Está claro que, primordial —aunque no únicamente— atento a un campo literario alejado del bullicio de las novedades, llegué muy tarde a la escritura de Esther García Llovet (Málaga, 1963). Me topé con ella el año pasado en Sánchez (2019), nada menos que su sexta novela, y ya me quedé con ganas de seguir sus huellas en el asfalto. Gordo de feria, recién aparecida, también en Anagrama, tiene la misma música y la misma letra, que, como saben sus acérrimos, vienen sonando desde bastante antes. Madrid —con azarosas e imprevisibles excursiones al exterior, de Almería al Danubio— vuelve a ser el escenario principal de la acción, de las aventuras descolocadas de Castor, un desorientado y exitoso monologuista televisivo, y de Julio, camarero circunstancial, clónicamente parecido al cómico. Su casual encuentro desencadena un plan sin pies ni cabeza: Castor invita al desubicado (y despedido) Julio a vivir en su millonario piso de la calle Martínez Campos y le propone, dado su prodigioso parecido, que le sustituya en sus compromisos públicos e, incluso, en su trabajo. A partir de aquí, el caos. Mejor dicho, más caos, conducido, eso sí, por García Llovet con mano de goma maciza, con fluidez sostenida, con la lógica propia de las vidas desvariadas que no pueden atenerse a lógica alguna, con las elipsis que procedan si es que proceden —y si no, también— y dejando las explicaciones para ya se verá cuándo. Y la narración funciona como un tiro, porque es un tiro, breve, directo y al grano.
Madrid, la ciudad y sus límites —y lo que está más allá de todo límite—, siguen siendo el mapa de la acción, frenética, de constante ir de un sitio a otro, una ciudad que García Llovet señaliza a cada paso con los nombres de las calles y de los locales, del mismo modo que señaliza la época —ahora mismo— con las marcas y los títulos, con su lenguaje descriptivo y con el habla de los personajes, recogida en diálogos veloces y cáusticos, cortados al milímetro, con gran oído, como bien cortados están —y ahí entran el ritmo y la música— los párrafos, las frases, las escenas, los capítulos y, en su brevedad, la novela misma.
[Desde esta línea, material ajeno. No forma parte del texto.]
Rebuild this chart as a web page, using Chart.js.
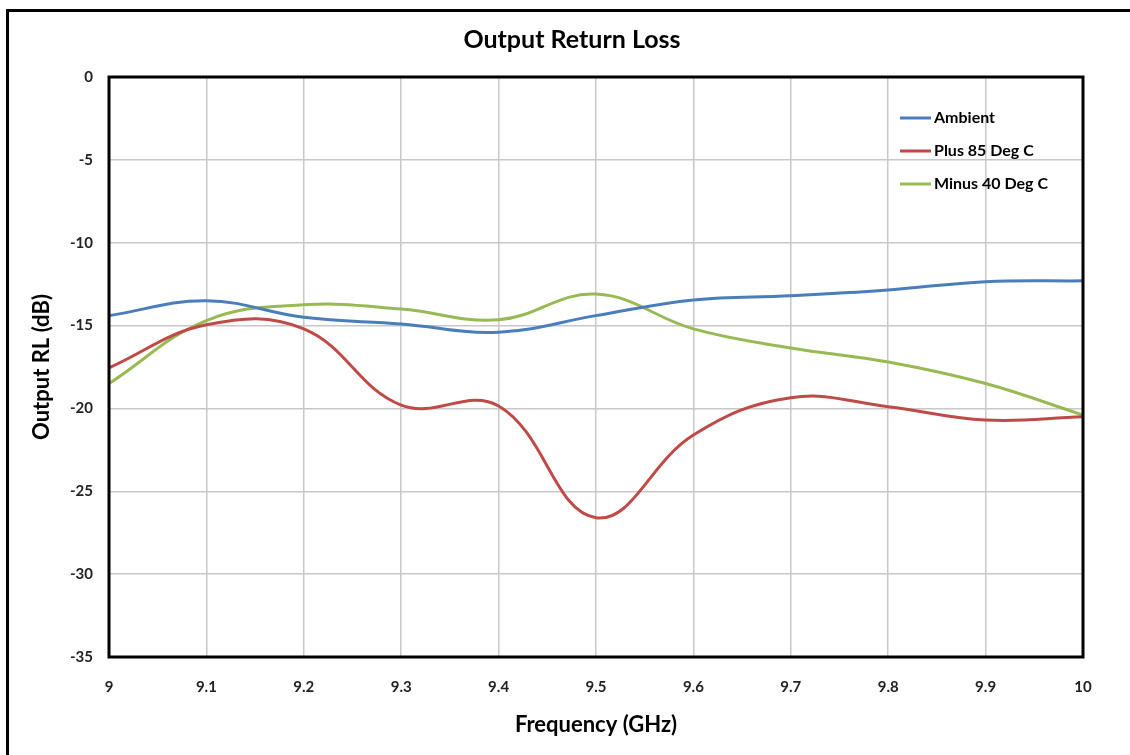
<!DOCTYPE html>
<html>
<head>
<meta charset="utf-8">
<script src="https://cdn.jsdelivr.net/npm/chart.js@4"></script>
<style>
  html, body { margin:0; padding:0; background:#fff; overflow:hidden; }
  #wrap { position:absolute; left:0; top:0; width:1130px; height:755px; }
  #frame { position:absolute; left:6px; top:9px; width:1200px; height:800px; border:3px solid #000; box-sizing:border-box; pointer-events:none; }
</style>
</head>
<body>
<div id="frame"></div>
<div id="wrap"><canvas id="c" width="1130" height="755"></canvas></div>
<script>
const chartTitle = 'Output Return Loss';
const frequencies = ['9','9.1','9.2','9.3','9.4','9.5','9.6','9.7','9.8','9.9','10'];
const ambient   = [-14.4, -13.5, -14.5, -14.9, -15.4, -14.4, -13.45, -13.2, -12.85, -12.35, -12.3];
const plus85    = [-17.55, -14.95, -15.2, -19.8, -19.85, -26.6, -21.6, -19.35, -19.9, -20.7, -20.5];
const minus40   = [-18.5, -14.7, -13.75, -14.0, -14.65, -13.1, -15.2, -16.35, -17.2, -18.5, -20.4];
const seriesNames = ['Ambient', 'Plus 85 Deg C', 'Minus 40 Deg C'];
const yTicks = [0, -5, -10, -15, -20, -25, -30, -35];

const FONT = 'Lato, "Open Sans", sans-serif';

const titlePlugin = {
  id: 'customTitle',
  afterDraw(chart) {
    const ctx = chart.ctx;
    ctx.save();
    ctx.fillStyle = '#000';
    ctx.font = 'bold 25px ' + FONT;
    ctx.textAlign = 'center';
    ctx.textBaseline = 'middle';
    ctx.fillText(chartTitle, 572, 40);
    ctx.restore();
  }
};

const legendPlugin = {
  id: 'insideLegend',
  afterDatasetsDraw(chart) {
    const ctx = chart.ctx;
    ctx.save();
    chart.data.datasets.forEach((ds, i) => {
      const y = 118 + i * 33;
      ctx.strokeStyle = ds.borderColor;
      ctx.lineWidth = 3;
      ctx.beginPath();
      ctx.moveTo(900, y);
      ctx.lineTo(931, y);
      ctx.stroke();
      ctx.fillStyle = '#000';
      ctx.font = 'bold 16px ' + FONT;
      ctx.textBaseline = 'middle';
      ctx.textAlign = 'left';
      ctx.fillText(ds.label, 934, y);
    });
    ctx.restore();
  }
};

const borderPlugin = {
  id: 'plotBorder',
  afterDraw(chart) {
    const a = chart.chartArea;
    const ctx = chart.ctx;
    ctx.save();
    ctx.strokeStyle = '#000';
    ctx.lineWidth = 3;
    ctx.strokeRect(a.left, a.top, a.right - a.left, a.bottom - a.top);
    ctx.restore();
  }
};

new Chart(document.getElementById('c'), {
  type: 'line',
  data: {
    labels: frequencies,
    datasets: [
      { label: seriesNames[0], data: ambient, borderColor: '#4A7EBB' },
      { label: seriesNames[1], data: plus85,  borderColor: '#BE4B48' },
      { label: seriesNames[2], data: minus40, borderColor: '#98B954' }
    ].map(d => Object.assign(d, { borderWidth: 3, pointRadius: 0, tension: 0.4, fill: false }))
  },
  options: {
    responsive: false,
    animation: false,
    layout: { padding: { left: 0, right: 47, top: 77, bottom: 0 } },
    plugins: {
      legend: { display: false },
      tooltip: { enabled: false },
      title: { display: false }
    },
    scales: {
      x: {
        type: 'category',
        offset: false,
        grid: { color: '#c8c8c8', lineWidth: 1.5, drawTicks: false },
        border: { display: false },
        ticks: { color: '#222', font: { family: FONT, size: 15, weight: 'bold' }, padding: 21, maxRotation: 0 },
        title: { display: true, text: 'Frequency (GHz)', color: '#000', font: { family: FONT, size: 22, weight: 'bold' }, padding: { top: 17, bottom: 17 } },
        afterFit(s) { s.height = 98; }
      },
      y: {
        min: -35, max: 0,
        grid: { color: '#c8c8c8', lineWidth: 1.5, drawTicks: false },
        border: { display: false },
        afterBuildTicks(s) { s.ticks = yTicks.map(v => ({ value: v })); },
        ticks: { color: '#222', font: { family: FONT, size: 15, weight: 'bold' }, padding: 16 },
        title: { display: true, text: 'Output RL (dB)', color: '#000', font: { family: FONT, size: 22, weight: 'bold' }, padding: { top: 29, bottom: 29 } },
        afterFit(s) { s.width = 109; }
      }
    }
  },
  plugins: [legendPlugin, borderPlugin, titlePlugin]
});
</script>
</body>
</html>
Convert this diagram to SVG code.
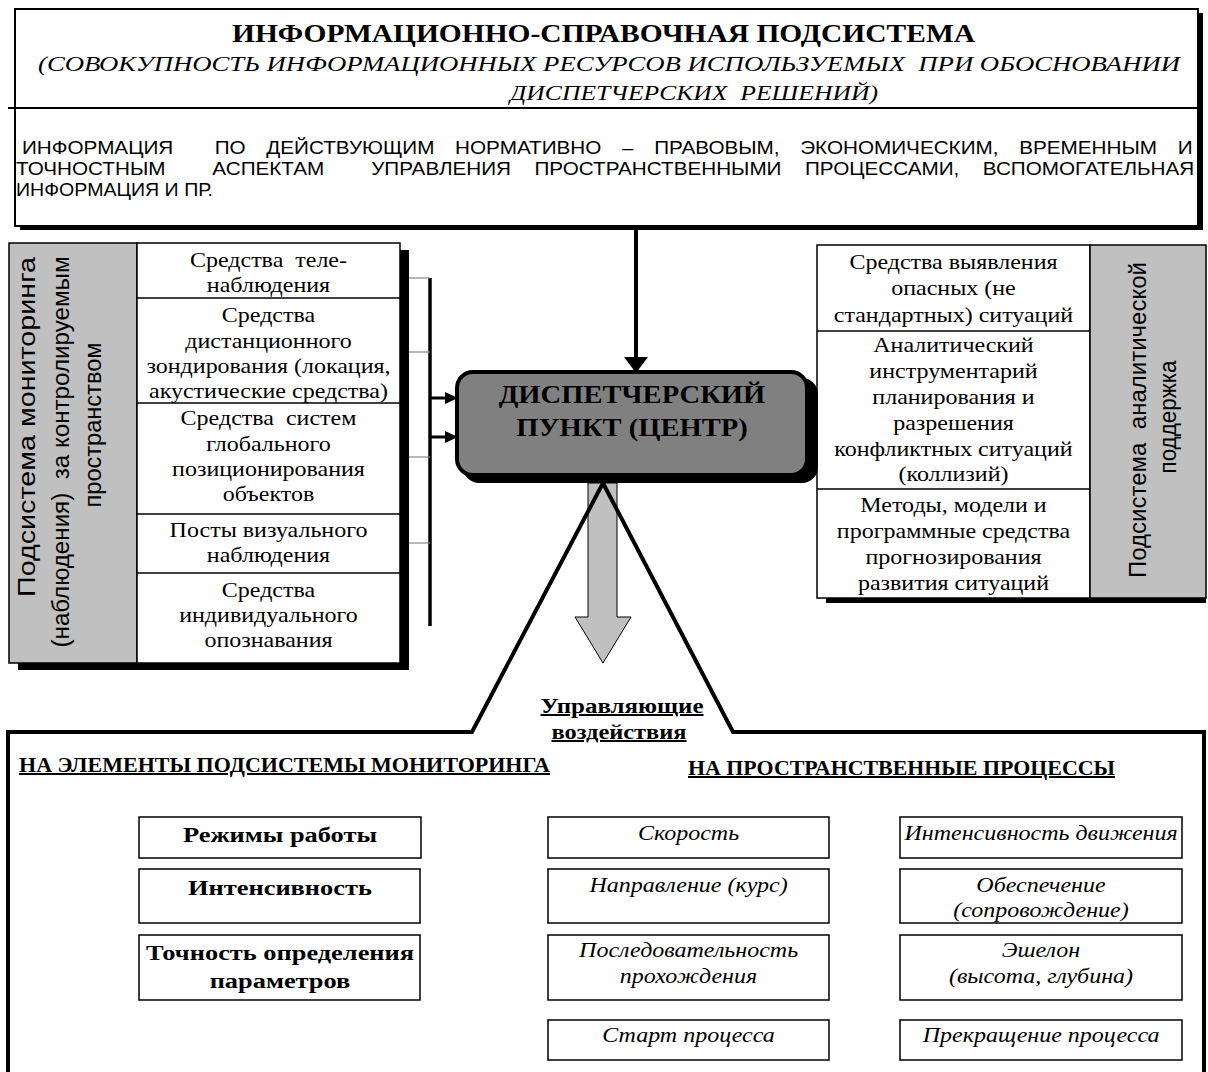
<svg xmlns="http://www.w3.org/2000/svg" width="1208" height="1072" viewBox="0 0 1208 1072">
<style>
.t{font-family:"Liberation Serif","Times New Roman",serif;fill:#000}
.s{font-family:"Liberation Sans",Arial,sans-serif;fill:#000}
.b{font-weight:bold}
.i{font-style:italic}
.m{text-anchor:middle}
.x{transform-box:fill-box;transform-origin:center;transform:scaleX(1.2)}
.x11{transform-box:fill-box;transform-origin:center;transform:scaleX(1.1)}
.xl{transform-box:fill-box;transform-origin:left center;transform:scaleX(1.15)}
.u{text-decoration:underline}
.box{fill:#fff;stroke:#000;stroke-width:1.5}
.gray{fill:#c0c0c0;stroke:#000;stroke-width:1.5}
.thin{stroke:#000;stroke-width:1.5}
.tick{stroke:#888;stroke-width:1.2}
.heavy{fill:none;stroke:#000;stroke-width:4;stroke-linejoin:miter}
</style>

<g id="connectors">
  <line x1="636" y1="228" x2="636" y2="358" stroke="#000" stroke-width="4"/>
  <polygon points="624,357 648,357 636,373" fill="#000"/>
  <line x1="430" y1="278" x2="430" y2="626" stroke="#000" stroke-width="3.5"/>
  <line class="tick" x1="409" y1="278" x2="430" y2="278"/>
  <line class="tick" x1="409" y1="352" x2="430" y2="352"/>
  <line class="tick" x1="409" y1="457" x2="430" y2="457"/>
  <line class="tick" x1="409" y1="543" x2="430" y2="543"/>
  <line x1="430" y1="398" x2="447" y2="398" stroke="#000" stroke-width="3"/>
  <polygon points="445,392 458,398 445,404" fill="#000"/>
  <line x1="430" y1="437" x2="447" y2="437" stroke="#000" stroke-width="3"/>
  <polygon points="445,431 458,437 445,443" fill="#000"/>
  <polygon points="588,483 617,483 617,617 631,617 603,663 575,617 588,617" fill="#c0c0c0" stroke="#000" stroke-width="1"/>
  <path class="heavy" d="M8,1072 L8,732 L472,732 L603,483 L733,732 L1204,732 L1204,1072"/>
</g>

<g id="info-subsystem">
  <rect x="20" y="13" width="1183" height="217" fill="#000"/>
  <rect x="15" y="9" width="1183" height="217" fill="#fff" stroke="#000" stroke-width="2"/>
  <line x1="8" y1="108" x2="1198" y2="108" stroke="#000" stroke-width="2"/>
  <text class="t b" x="232" y="42" font-size="25" textLength="743" lengthAdjust="spacingAndGlyphs">ИНФОРМАЦИОННО-СПРАВОЧНАЯ ПОДСИСТЕМА</text>
  <text class="t i" x="38" y="71" font-size="22" textLength="1142" lengthAdjust="spacingAndGlyphs" xml:space="preserve">(СОВОКУПНОСТЬ ИНФОРМАЦИОННЫХ РЕСУРСОВ ИСПОЛЬЗУЕМЫХ  ПРИ ОБОСНОВАНИИ</text>
  <text class="t i" x="510" y="100" font-size="22" textLength="368" lengthAdjust="spacingAndGlyphs" xml:space="preserve">ДИСПЕТЧЕРСКИХ  РЕШЕНИЙ)</text>
  <text class="s xl" x="22" y="154" font-size="18" word-spacing="13" xml:space="preserve">ИНФОРМАЦИЯ  ПО ДЕЙСТВУЮЩИМ НОРМАТИВНО – ПРАВОВЫМ, ЭКОНОМИЧЕСКИМ, ВРЕМЕННЫМ И</text>
  <text class="s xl" x="16" y="175" font-size="18" word-spacing="15.4" xml:space="preserve">ТОЧНОСТНЫМ  АСПЕКТАМ  УПРАВЛЕНИЯ ПРОСТРАНСТВЕННЫМИ ПРОЦЕССАМИ, ВСПОМОГАТЕЛЬНАЯ</text>
  <text class="s" x="16" y="196" font-size="18" textLength="197" lengthAdjust="spacingAndGlyphs">ИНФОРМАЦИЯ И ПР.</text>
</g>

<g id="monitoring-subsystem">
  <rect x="18" y="250" width="391" height="420" fill="#000"/>
  <rect class="gray" x="9" y="243" width="128" height="420"/>
  <rect class="box" x="137" y="243" width="263" height="420"/>
  <line class="thin" x1="137" y1="298" x2="400" y2="298"/>
  <line class="thin" x1="137" y1="403" x2="400" y2="403"/>
  <line class="thin" x1="137" y1="514" x2="400" y2="514"/>
  <line class="thin" x1="137" y1="573" x2="400" y2="573"/>
  <g transform="translate(0,427) rotate(-90)">
    <text class="s m" x="0" y="35" font-size="23" fill="#111" textLength="340" lengthAdjust="spacingAndGlyphs">Подсистема мониторинга</text>
  </g>
  <g transform="translate(0,452) rotate(-90)">
    <text class="s m" x="0" y="69" font-size="23" fill="#111" textLength="391" lengthAdjust="spacingAndGlyphs" xml:space="preserve">(наблюдения)  за контролируемым</text>
  </g>
  <g transform="translate(0,452) rotate(-90)">
    <text class="s m" x="27" y="101" font-size="23" fill="#111" textLength="165" lengthAdjust="spacingAndGlyphs">пространством</text>
  </g>
  <g font-size="20">
    <text class="t m x" x="268.5" y="267" xml:space="preserve">Средства  теле-</text>
    <text class="t m x" x="268.5" y="292">наблюдения</text>
    <text class="t m x" x="268.5" y="322">Средства</text>
    <text class="t m x" x="268.5" y="348">дистанционного</text>
    <text class="t m x" x="268.5" y="373">зондирования (локация,</text>
    <text class="t m x" x="268.5" y="398">акустические средства)</text>
    <text class="t m x" x="268.5" y="425" xml:space="preserve">Средства  систем</text>
    <text class="t m x" x="268.5" y="451">глобального</text>
    <text class="t m x" x="268.5" y="476">позиционирования</text>
    <text class="t m x" x="268.5" y="501">объектов</text>
    <text class="t m x" x="268.5" y="537">Посты визуального</text>
    <text class="t m x" x="268.5" y="562">наблюдения</text>
    <text class="t m x" x="268.5" y="597">Средства</text>
    <text class="t m x" x="268.5" y="622">индивидуального</text>
    <text class="t m x" x="268.5" y="647">опознавания</text>
  </g>
</g>

<g id="analytic-subsystem">
  <rect x="826" y="252" width="380" height="351" fill="#000"/>
  <rect class="box" x="817" y="245" width="273" height="353"/>
  <rect class="gray" x="1090" y="245" width="116" height="353"/>
  <line class="thin" x1="817" y1="331" x2="1090" y2="331"/>
  <line class="thin" x1="817" y1="489" x2="1090" y2="489"/>
  <g transform="translate(0,420) rotate(-90)">
    <text class="s m" x="0" y="1146" font-size="23" fill="#111" textLength="316" lengthAdjust="spacingAndGlyphs" xml:space="preserve">Подсистема  аналитической</text>
  </g>
  <g transform="translate(0,417) rotate(-90)">
    <text class="s m" x="0" y="1176" font-size="23" fill="#111" textLength="113" lengthAdjust="spacingAndGlyphs">поддержка</text>
  </g>
  <g font-size="20">
    <text class="t m x" x="953.5" y="269">Средства выявления</text>
    <text class="t m x" x="953.5" y="295">опасных (не</text>
    <text class="t m x" x="953.5" y="322">стандартных) ситуаций</text>
    <text class="t m x" x="953.5" y="352">Аналитический</text>
    <text class="t m x" x="953.5" y="378">инструментарий</text>
    <text class="t m x" x="953.5" y="404">планирования и</text>
    <text class="t m x" x="953.5" y="430">разрешения</text>
    <text class="t m x" x="953.5" y="456">конфликтных ситуаций</text>
    <text class="t m x" x="953.5" y="481">(коллизий)</text>
    <text class="t m x" x="953.5" y="512">Методы, модели и</text>
    <text class="t m x" x="953.5" y="538">программные средства</text>
    <text class="t m x" x="953.5" y="564">прогнозирования</text>
    <text class="t m x" x="953.5" y="590">развития ситуаций</text>
  </g>
</g>

<g id="dispatch-center">
  <rect x="463" y="378" width="355" height="105" rx="16" fill="#000"/>
  <rect x="457" y="372" width="350" height="103" rx="16" fill="#808080" stroke="#000" stroke-width="4"/>
  <text class="t b m x11" x="632" y="403" font-size="26" fill="#111">ДИСПЕТЧЕРСКИЙ</text>
  <text class="t b m x11" x="632" y="436" font-size="26" fill="#111">ПУНКТ (ЦЕНТР)</text>
</g>

<g id="control-label">
  <text class="t b m u" x="622" y="713" font-size="20" textLength="163" lengthAdjust="spacingAndGlyphs">Управляющие</text>
  <text class="t b m u" x="619" y="739" font-size="20" textLength="135" lengthAdjust="spacingAndGlyphs">воздействия</text>
</g>

<g id="monitoring-elements">
  <text class="t b u" x="19" y="772" font-size="20" textLength="531" lengthAdjust="spacingAndGlyphs">НА ЭЛЕМЕНТЫ ПОДСИСТЕМЫ МОНИТОРИНГА</text>
  <g id="mode">
    <rect class="box" x="139" y="817" width="282" height="41" stroke-width="1.2"/>
    <text class="t b m x" x="280" y="842" font-size="22">Режимы работы</text>
  </g>
  <g id="intensity">
    <rect class="box" x="139" y="869" width="281" height="54" stroke-width="1.2"/>
    <text class="t b m x" x="280" y="895" font-size="22">Интенсивность</text>
  </g>
  <g id="accuracy">
    <rect class="box" x="139" y="935" width="281" height="65" stroke-width="1.2"/>
    <text class="t b m x" x="280" y="960" font-size="22">Точность определения</text>
    <text class="t b m x" x="280" y="988" font-size="22">параметров</text>
  </g>
</g>

<g id="spatial-processes">
  <text class="t b u" x="688" y="775" font-size="20" textLength="427" lengthAdjust="spacingAndGlyphs">НА ПРОСТРАНСТВЕННЫЕ ПРОЦЕССЫ</text>
  <g id="speed">
    <rect class="box" x="548" y="817" width="281" height="41" stroke-width="1.2"/>
    <text class="t i m x" x="688.5" y="840" font-size="20">Скорость</text>
  </g>
  <g id="direction">
    <rect class="box" x="548" y="869" width="281" height="54" stroke-width="1.2"/>
    <text class="t i m x" x="688.5" y="892" font-size="20">Направление (курс)</text>
  </g>
  <g id="sequence">
    <rect class="box" x="548" y="935" width="281" height="65" stroke-width="1.2"/>
    <text class="t i m x" x="688.5" y="957" font-size="20">Последовательность</text>
    <text class="t i m x" x="688.5" y="983" font-size="20">прохождения</text>
  </g>
  <g id="start">
    <rect class="box" x="548" y="1020" width="281" height="40" stroke-width="1.2"/>
    <text class="t i m x" x="688.5" y="1042" font-size="20">Старт процесса</text>
  </g>
  <g id="traffic">
    <rect class="box" x="900" y="817" width="282" height="41" stroke-width="1.2"/>
    <text class="t i m x" x="1041" y="840" font-size="20">Интенсивность движения</text>
  </g>
  <g id="support">
    <rect class="box" x="900" y="869" width="282" height="54" stroke-width="1.2"/>
    <text class="t i m x" x="1041" y="892" font-size="20">Обеспечение</text>
    <text class="t i m x" x="1041" y="917" font-size="20">(сопровождение)</text>
  </g>
  <g id="echelon">
    <rect class="box" x="900" y="935" width="282" height="65" stroke-width="1.2"/>
    <text class="t i m x" x="1041" y="957" font-size="20">Эшелон</text>
    <text class="t i m x" x="1041" y="983" font-size="20">(высота, глубина)</text>
  </g>
  <g id="stop">
    <rect class="box" x="900" y="1020" width="282" height="40" stroke-width="1.2"/>
    <text class="t i m x" x="1041" y="1042" font-size="20">Прекращение процесса</text>
  </g>
</g>
</svg>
¿Estoy sugiriendo una escritura cinematográfica, de guión? Pues sí y no. Se ve que las novelas de García Llovet son una cosa y, sin dejar de serlo, son otra a la vez. Basta ir a la novela negra, más clásica y menos clásica, para recordar que el vértigo de la escritura no es privativo del cine. Pero siendo Gordo de feria una novela negra, como es, una novela negra con partitura y melodía propias —como lo fueron en su día ciertos relatos de un Boris Vian o de un Gonzalo Suárez—, también se percibe en ella —como en Sánchez— un toque a lo Quentin Tarantino —formidable escritor, a mi juicio— que está presente en las digamos anomalías chocantes de los personajes, en la explosividad de las situaciones, en su constante movimiento y fuga, en el desparrame de lo inusitado y de lo repentino.
Pero, volviendo a la idea de que las novelas de García Llovet son una cosa y otra a la vez, resulta que todo lo pirotécnico, o lo artificial, o lo marginal, o lo anormal —que de todo hay—, tiene suelo, tiene anclaje, contiene verdad reconocible y signos y datos de lo real —hasta de lo social y, en cierto modo, de lo político—, de manera —algo sorprendente— que todo es una elusión en apariencia para que, a fin de cuentas, la realidad no deje de aparecer, lo cual es una pirueta bastante notable, reforzada por los constantes comentarios o sentencias —escuetos, punzantes, zumbones— que la narradora deja caer a plazo fijo, con el humor —entre la farsa, la parodia, lo alucinatorio y lo lisérgico— como fibra y fibrilador del relato. Fibra y fibrilador, bueno, García Llovet también juega con las palabras —y casi es con lo que menos juega—, y con las ideas, creando su propia retórica cóncavo-convexa, de esperpento no tan vagamente posmoderno y psicopático, como de resacón, aunque con coqueto espacio para cobijar, entre tanto presentimiento de crimen, la amistad y el amor (locos).
Y García Llovet escribe: “Madrid es el anuncio pero nunca el producto, la oferta pero no la demanda. En Madrid parece que hay de todo, que te regala mil y una cosas, pero la verdad es que Madrid no te da nada de nada, no da ni las gracias por venir, de eso te das cuenta demasiado tarde, cuando quien lo ha dado todo eres tú”.
He aquí, en unas pocas líneas, toda una tesis, una tesis sobre Madrid, una de las muchas tesis que hay en esta novela, que, por lo demás, no es para nada, como ya cabe suponer, una novela de tesis, sino, más bien, una glosa a la tesis de que la vida es una lucha, una carrera de pollos descabezados para alcanzar alguna sugestión de tranquilidad tan improbable como esquiva.